Direct damages have been estimated at about $108 billion, but the overall cost of rebuilding raises estimates as high as $150 billion. Katrina greatly topped the estimated $50 billion in damages caused by superstorm Sandy during its East Coast rampage in 2012, according to the National Hurricane Center.
Billions of dollars in federal aid has built a new and stronger flood protection system, adding pumps and more concrete storm surge walls.
Many neighborhoods have been restored, though there are vacant lots where houses once stood. A way of life is showing changes, though the city's annual Mardi Gras celebration and zest for good food, music and the NFL's New Orleans Saints had remained intact.
Bike lanes have been added, linking outlying neighborhoods with the French Quarter and downtown while a post-Katrina expansion of a streetcar service is another sign of progress.

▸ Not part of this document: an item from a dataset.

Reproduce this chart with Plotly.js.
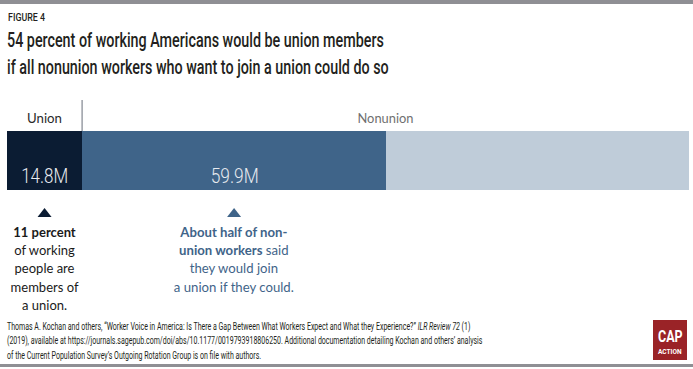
<!DOCTYPE html>
<html><head><meta charset="utf-8">
<script src="https://cdn.plot.ly/plotly-3.0.1.min.js"></script>
<style>html,body{margin:0;padding:0;background:#fff;}#chart{width:693px;height:369px;}</style>
</head><body><div id="chart"></div>
<script>
// Data (millions of workers)
const segments = ["Union", "Nonunion – would join", "Nonunion – other"];
const values = [14.8, 59.9, 59.7];
const groupLabels = ["Union", "Nonunion"];
const colors = ["#0b1c33", "#3f6489", "#bfccd9"];

const W = 693, H = 369;
const X0 = 7, X1 = 689;
const px = x => x / W;
const py = y => 1 - y / H;
const total = values.reduce((a, b) => a + b, 0);
const xpix = v => X0 + v / total * (X1 - X0);   // data value -> pixel (same as x axis)

const traces = values.map((v, i) => ({
  type: 'bar', orientation: 'h', x: [v], y: ['all'], name: segments[i],
  marker: {color: colors[i], line: {width: 0}}, hoverinfo: 'skip', width: 1
}));

const body = '"Roboto", "Open Sans", sans-serif';
const note = '"Lato", "Open Sans", sans-serif';

const ann = [];
const squeeze = {}; // annotation index -> target width px
function add(a, w) {
  a = Object.assign({xref:'paper', yref:'paper', showarrow:false, xanchor:'center', yanchor:'middle'}, a);
  ann.push(a); if (w) squeeze[ann.length - 1] = w;
}

add({x:px(6), y:py(17.5), xanchor:'left',
  text:'FIGURE 4', font:{family:body, size:11, weight:500, color:'#231f20'}}, 37);
add({x:px(5), y:py(53), xanchor:'left', align:'left',
  text:'54 percent of working Americans would be union members<br>if all nonunion workers who want to join a union could do so',
  font:{family:body, size:20.5, weight:500, color:'#231f20'}}, 382);
// group labels
const cUnion = xpix(values[0] / 2);
const cNon = xpix(values[0] + (values[1] + values[2]) / 2);
const cMid = xpix(values[0] + values[1] / 2);
add({x:px(cUnion), y:py(117), text:groupLabels[0],
  font:{family:note, size:14, color:'#2a2a2a'}}, 35);
add({x:px(cNon), y:py(117), text:groupLabels[1],
  font:{family:note, size:14, color:'#6f6f6f'}}, 56);
// value labels
add({x:px(cUnion), y:py(175.5), text:values[0].toFixed(1)+'M',
  font:{family:body, size:20, weight:300, color:'#e8ebf0'}}, 47);
add({x:px(cMid), y:py(175.5), text:values[1].toFixed(1)+'M',
  font:{family:body, size:20, weight:300, color:'#e8ebf0'}}, 48);
// notes
add({x:px(cUnion), y:py(221), yanchor:'top', align:'center',
  text:'<b>11 percent</b><br>of working<br>people are<br>members of<br>a union.',
  font:{family:note, size:14, color:'#1a1a1a'}}, 68);
add({x:px(cMid), y:py(221), yanchor:'top', align:'center',
  text:'<b>About half of non-</b><br><b>union workers</b> said<br>they would join<br>a union if they could.',
  font:{family:note, size:14, color:'#3f6489'}}, 120);
// source
add({x:px(5), y:py(341), xanchor:'left', align:'left',
  text:'Thomas A. Kochan and others, “Worker Voice in America: Is There a Gap Between What Workers Expect and What they Experience?” <i>ILR Review 72</i> (1)<br>(2019), available at https://journals.sagepub.com/doi/abs/10.1177/0019793918806250. Additional documentation detailing Kochan and others’ analysis<br>of the Current Population Survey’s Outgoing Rotation Group is on file with authors.',
  font:{family:body, size:11, color:'#231f20'}}, 476);
// logo
add({x:px(670), y:py(336.5), text:'<b>CAP</b>',
  font:{family:body, size:16.5, weight:700, color:'#ffffff'}}, 25);
add({x:px(670), y:py(351.5), text:'<b>ACTION</b>',
  font:{family:body, size:6.5, color:'#ffffff'}}, 24);

function tri(cx, cy, w, h) {
  return `M${px(cx - w/2)},${py(cy + h/2)} L${px(cx + w/2)},${py(cy + h/2)} L${px(cx)},${py(cy - h/2)} Z`;
}
const shapes = [
  {type:'rect', xref:'paper', yref:'paper', x0:0, x1:1, y0:py(4), y1:1, fillcolor:'#8f8f94', line:{width:0}},
  {type:'rect', xref:'paper', yref:'paper', x0:0, x1:1, y0:py(367), y1:py(364), fillcolor:'#8f8f94', line:{width:0}},
  {type:'line', xref:'paper', yref:'paper', x0:px(xpix(values[0])), x1:px(xpix(values[0])), y0:py(100), y1:py(131), line:{color:'#8a8f98', width:1.3}},
  {type:'rect', xref:'paper', yref:'paper', x0:px(653), x1:px(687), y0:py(360), y1:py(320), fillcolor:'#9a2327', line:{width:0}},
  {type:'path', xref:'paper', yref:'paper', path:tri(cUnion, 212.5, 14, 9), fillcolor:'#0b1c33', line:{width:0}},
  {type:'path', xref:'paper', yref:'paper', path:tri(cMid, 212.5, 14, 9), fillcolor:'#3f6489', line:{width:0}}
];

const layout = {
  width: W, height: H, margin:{l:0, r:0, t:0, b:0}, paper_bgcolor:'#fff', plot_bgcolor:'#fff',
  barmode:'stack', bargap:0, showlegend:false,
  xaxis:{domain:[px(X0), px(X1)], range:[0, total], visible:false, fixedrange:true},
  yaxis:{domain:[py(190), py(131)], range:[-0.5, 0.5], visible:false, fixedrange:true},
  annotations: ann, shapes: shapes
};
Plotly.newPlot('chart', traces, layout, {staticPlot:true, displayModeBar:false}).then(gd => {
  // horizontally condense texts to mimic the condensed typeface of the original
  gd.querySelectorAll('g.annotation').forEach(g => {
    const i = +g.getAttribute('data-index');
    if (!(i in squeeze)) return;
    const t = g.querySelector('text.annotation-text');
    if (!t) return;
    const bb = t.getBBox();
    const s = Math.min(1.2, squeeze[i] / bb.width);
    const L = ann[i].xanchor === 'left' ? bb.x : bb.x + bb.width / 2;
    const prev = t.getAttribute('transform') || '';
    t.setAttribute('transform', `${prev} translate(${L},0) scale(${s},1) translate(${-L},0)`.trim());
  });
});
</script></body></html>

Some lifelong residents talk of relishing renewed normalcy.
Stephen Assaf, a musician whose raised cottage was pushed off its foundation when a levee gave way, took payouts for the property and invested in repairing another house blocks away. He didn't want to leave his neighborhood.
Sipping coffee at his parents' home, he recalled the scene there after Katrina: several feet of muck all over with a car in the backyard pool and a tree running through the front doors. Eight years later, the home has been renovated, re-landscaped and many neighbors are also back in their renovated houses.
"It's looking nice here," he said.
The city is not without its trouble-spots. A crime problem predating Katrina remains. And there are questions whether post-storm reforms have really improved schools.
Many scattered far and wide when the city was abandoned. Those who came back talk of weighty decisions.
In 2008 at her rebuilt home in the city's Lower 9th Ward, Valeria Schexnayder drew praise from U.S. Rep Nancy Pelosi as an inspiration for others to start anew in a neighborhood that had been all but wiped out. Now years later, Schexnayder said, she couldn't have imagined how slow recovery would be.
"We're still living in a jungle," she said, seated on a porch with friends. She took in a view that included rebuilt homes but also vacant lots overgrown with weeds.
Linda Rhodes, who lives nearby, said she doesn't regret returning.
"This is home," she said. "This is home."